Task instructions:
Starting at the top of the listing, extract every line up to and including the one with "const yLabelTicks = [0, 0.4, 0.8];". Pictures stay out of the copy.

Raw data:
□ □ □ □ □ □ □

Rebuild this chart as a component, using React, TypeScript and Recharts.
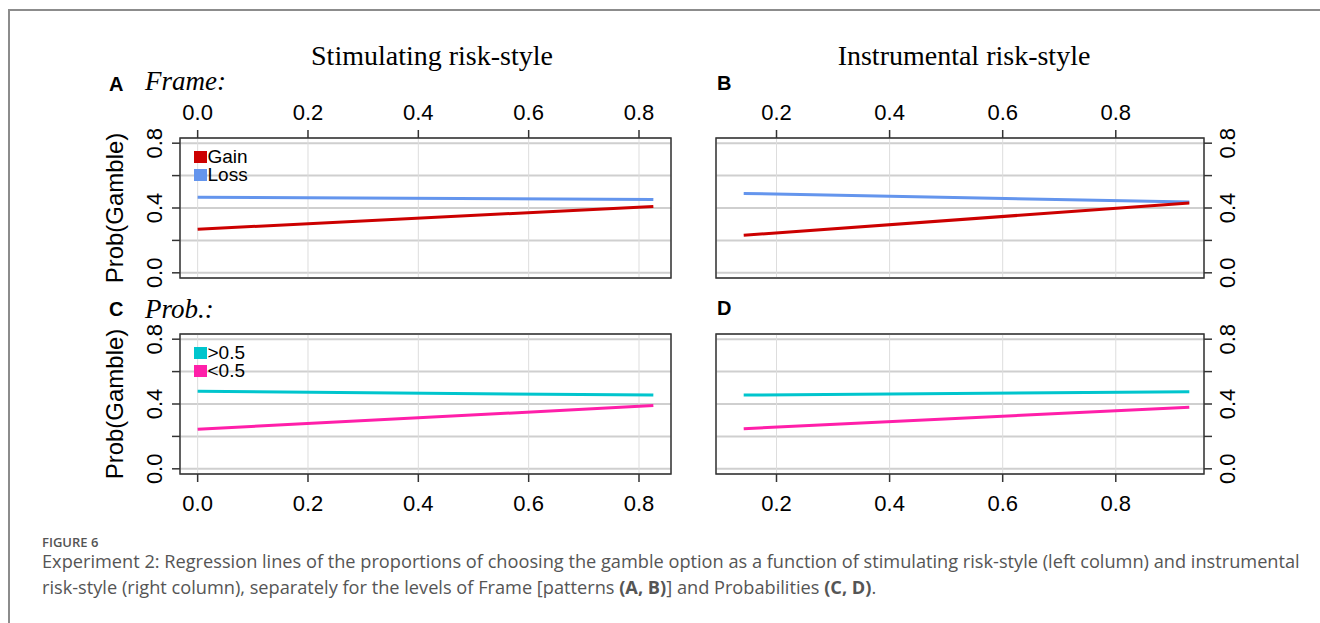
// Figure 6: regression lines of Prob(Gamble) by risk-style, four panels drawn with recharts.

import {
  CartesianGrid,
  Legend,
  Line,
  LineChart,
  ReferenceArea,
  XAxis,
  YAxis,
} from "recharts";

const SANS = "'Liberation Sans', Arial, sans-serif";
const SERIF = "'Liberation Serif', 'Times New Roman', serif";
const CAPTION = "'Open Sans', sans-serif";

// x range covered by each regression line
const stimX = [0, 0.826];
const instX = [0.142, 0.93];

// axis ranges / ticks
const stimDomain = [-0.032, 0.858];
const instDomain = [0.093, 0.956];
const yDomain = [-0.032, 0.832];
const stimTicks = [0, 0.2, 0.4, 0.6, 0.8];
const instTicks = [0.2, 0.4, 0.6, 0.8];
const yTicks = [0, 0.2, 0.4, 0.6, 0.8];
const yLabelTicks = [0, 0.4, 0.8];

// series
const frameNames = ["Gain", "Loss"];
const probNames = [">0.5", "<0.5"];
const aGain = [0.269, 0.41];
const aLoss = [0.466, 0.452];
const bGain = [0.232, 0.431];
const bLoss = [0.49, 0.437];
const cHigh = [0.478, 0.455];
const cLow = [0.244, 0.39];
const dHigh = [0.455, 0.476];
const dLow = [0.248, 0.38];

const frameColors = ["#cc0000", "#6495ed"];
const probColors = ["#00c5cd", "#ff1fa9"];

const rows = (xs: number[], s1: number[], s2: number[]) =>
  xs.map((x, i) => ({ x, s1: s1[i], s2: s2[i] }));

const tickLine = { stroke: "#333", strokeWidth: 1.5 };

function XTick({ x, y, payload, side }: any) {
  return (
    <text x={x} y={y} dy={side === "top" ? -8 : 27} textAnchor="middle"
          fontSize={22} fontFamily={SANS} fill="#000">
      {payload.value.toFixed(1)}
    </text>
  );
}

function YTick({ x, y, payload, side }: any) {
  if (!yLabelTicks.includes(payload.value)) return null;
  const bx = side === "left" ? x - 8 : x + 20.5;
  return (
    <text transform={`translate(${bx},${y}) rotate(-90)`} textAnchor="middle"
          fontSize={22} fontFamily={SANS} fill="#000">
      {payload.value.toFixed(1)}
    </text>
  );
}

function LegendBox({ names, colors }: { names: string[]; colors: string[] }) {
  return (
    <div style={{ fontFamily: SANS, fontSize: 19, color: "#000" }}>
      {names.map((n, i) => (
        <div key={n} style={{ display: "flex", alignItems: "center", height: 18.5 }}>
          <span style={{ width: 13, height: 12, background: colors[i], marginRight: 1 }} />
          <span style={{ lineHeight: "18px" }}>{n}</span>
        </div>
      ))}
    </div>
  );
}

interface PanelProps {
  px: number;
  py: number;
  pw: number;
  ph: number;
  xSide: "top" | "bottom";
  ySide: "left" | "right";
  xDomain: number[];
  xTicks: number[];
  data: { x: number; s1: number; s2: number }[];
  names: string[];
  colors: string[];
  legend?: boolean;
}

function Panel({ px, py, pw, ph, xSide, ySide, xDomain, xTicks, data, names, colors, legend }: PanelProps) {
  const m = 20;
  const xh = xSide === "top" ? 40 : 48;
  const yw = 70;
  const left = ySide === "left" ? px - m - yw : px - m;
  const top = xSide === "top" ? py - m - xh : py - m;
  const width = pw + yw + 2 * m;
  const height = ph + xh + 2 * m;
  return (
    <div style={{ position: "absolute", left, top }}>
      <LineChart width={width} height={height} data={data}
                 margin={{ top: m, right: m, bottom: m, left: m }}>
        <CartesianGrid vertical={false} stroke="#cfcfcf" strokeWidth={2} />
        <CartesianGrid horizontal={false} stroke="#dddddd" strokeWidth={1} />
        <XAxis dataKey="x" type="number" orientation={xSide} domain={xDomain} ticks={xTicks}
               interval={0} height={xh} tickSize={8} axisLine={false} tickLine={tickLine}
               tick={(p: any) => <XTick {...p} side={xSide} />} />
        <YAxis type="number" orientation={ySide} domain={yDomain} ticks={yTicks}
               interval={0} width={yw} tickSize={8} axisLine={false} tickLine={tickLine}
               tick={(p: any) => <YTick {...p} side={ySide} />} />
        <Line type="linear" dataKey="s2" name={names[1]} stroke={colors[1]} strokeWidth={3}
              dot={false} isAnimationActive={false} />
        <Line type="linear" dataKey="s1" name={names[0]} stroke={colors[0]} strokeWidth={3}
              dot={false} isAnimationActive={false} />
        <ReferenceArea x1={xDomain[0]} x2={xDomain[1]} y1={yDomain[0]} y2={yDomain[1]}
                       fill="none" fillOpacity={0} stroke="#333" strokeWidth={1.5} />
        {legend && (
          <Legend layout="vertical" align="center" verticalAlign="middle"
                  wrapperStyle={{ left: px - left + 13.5, top: py - top + 9.5, width: "auto", height: "auto" }}
                  content={() => <LegendBox names={names} colors={colors} />} />
        )}
      </LineChart>
    </div>
  );
}

function Overlay() {
  return (
    <svg width={1320} height={623} style={{ position: "absolute", left: 0, top: 0 }}>
      <path d="M9 623 L9 10 L1320 10" fill="none" stroke="#8c8c8c" strokeWidth={2} />
      <text x={432} y={65} textAnchor="middle" fontFamily={SERIF} fontSize={28}>Stimulating risk-style</text>
      <text x={964} y={65} textAnchor="middle" fontFamily={SERIF} fontSize={28}>Instrumental risk-style</text>
      <text x={109} y={91} fontFamily={SANS} fontWeight="bold" fontSize={20}>A</text>
      <text x={145} y={90} fontFamily={SERIF} fontStyle="italic" fontSize={27}>Frame:</text>
      <text x={717} y={90} fontFamily={SANS} fontWeight="bold" fontSize={20}>B</text>
      <text x={109} y={316} fontFamily={SANS} fontWeight="bold" fontSize={20}>C</text>
      <text x={145} y={318} fontFamily={SERIF} fontStyle="italic" fontSize={27}>Prob.:</text>
      <text x={717} y={315} fontFamily={SANS} fontWeight="bold" fontSize={20}>D</text>
      <text transform="translate(123,208) rotate(-90)" textAnchor="middle" fontFamily={SANS} fontSize={24}>Prob(Gamble)</text>
      <text transform="translate(123,404) rotate(-90)" textAnchor="middle" fontFamily={SANS} fontSize={24}>Prob(Gamble)</text>
      <text x={42} y={547} fontFamily={CAPTION} fontSize={13} fill="#555" fontWeight={600}>FIGURE 6</text>
      <text x={42} y={568} fontFamily={CAPTION} fontSize={18.2} fill="#555">
        Experiment 2: Regression lines of the proportions of choosing the gamble option as a function of stimulating risk-style (left column) and instrumental
      </text>
      <text x={42} y={594} fontFamily={CAPTION} fontSize={18.2} fill="#555">
        risk-style (right column), separately for the levels of Frame [patterns <tspan fontWeight="bold">(A, B)</tspan>] and Probabilities <tspan fontWeight="bold">(C, D)</tspan>.
      </text>
    </svg>
  );
}

export default function App() {
  return (
    <div style={{ position: "absolute", left: 0, top: 0, width: 1320, height: 623, background: "#fff" }}>
      <Overlay />
      <Panel px={180} py={138} pw={491} ph={140} xSide="top" ySide="left"
             xDomain={stimDomain} xTicks={stimTicks} data={rows(stimX, aGain, aLoss)}
             names={frameNames} colors={frameColors} legend />
      <Panel px={716} py={138} pw={488} ph={140} xSide="top" ySide="right"
             xDomain={instDomain} xTicks={instTicks} data={rows(instX, bGain, bLoss)}
             names={frameNames} colors={frameColors} />
      <Panel px={180} py={334} pw={491} ph={140} xSide="bottom" ySide="left"
             xDomain={stimDomain} xTicks={stimTicks} data={rows(stimX, cHigh, cLow)}
             names={probNames} colors={probColors} legend />
      <Panel px={716} py={334} pw={488} ph={140} xSide="bottom" ySide="right"
             xDomain={instDomain} xTicks={instTicks} data={rows(instX, dHigh, dLow)}
             names={probNames} colors={probColors} />
    </div>
  );
}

□ □ □ □ □ □ □

Written reply:
Rebuild this chart as a component, using React, TypeScript and Recharts.
// Figure 6: regression lines of Prob(Gamble) by risk-style, four panels drawn with recharts.

import {
  CartesianGrid,
  Legend,
  Line,
  LineChart,
  ReferenceArea,
  XAxis,
  YAxis,
} from "recharts";

const SANS = "'Liberation Sans', Arial, sans-serif";
const SERIF = "'Liberation Serif', 'Times New Roman', serif";
const CAPTION = "'Open Sans', sans-serif";

// x range covered by each regression line
const stimX = [0, 0.826];
const instX = [0.142, 0.93];

// axis ranges / ticks
const stimDomain = [-0.032, 0.858];
const instDomain = [0.093, 0.956];
const yDomain = [-0.032, 0.832];
const stimTicks = [0, 0.2, 0.4, 0.6, 0.8];
const instTicks = [0.2, 0.4, 0.6, 0.8];
const yTicks = [0, 0.2, 0.4, 0.6, 0.8];
const yLabelTicks = [0, 0.4, 0.8];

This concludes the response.